This rather ominous looking liqueur launched last year in the United States. In addition to its arresting, black glass bottle, Villon also has quite the backstory. It is distilled, blended, and bottled in southwestern France and is named for the well-known 15th century French poet, Francois Villon, who notoriously vanished after killing a “wicked” priest. As for what’s actually in this liqueur, the recipe is a closely guarded family secret, but it relies on a base of VSOP Cognac and spirits distilled from French wheat (presumably grain neutral). Let’s check it out.

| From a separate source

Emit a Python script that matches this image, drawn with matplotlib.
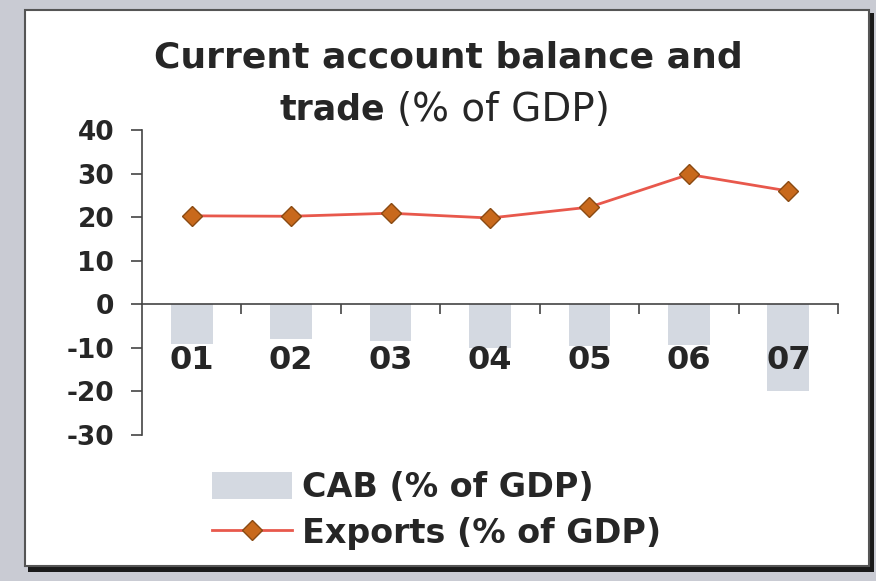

The aroma is punchy with alcohol and intensely sweet, like walking through the front door of a fudge shop. Big notes of vanilla extract, marshmallow fluff, and buttercream frosting almost smother the delicate baking spice and exotic sandalwood notes underneath. Air is very much a friend to this one, and after considerable time in the glass, I started to discover a better, if still quite saccharine, balance. The palate is syrupy sweet with more sticky vanilla bean, nutmeg, and gingerbread notes that turn increasingly exotic across the palate, turning to chai spice and strong black tea. A touch of lemony citrus and sugar cookie linger on the finish.
As with most liqueurs, I’m not sure how much of this I could sip neat. The website suggests it as a base for some classic bourbon and Cognac cocktails, but I’d recommend instead dialing it back as a modifier in lieu of the sugar in your recipe.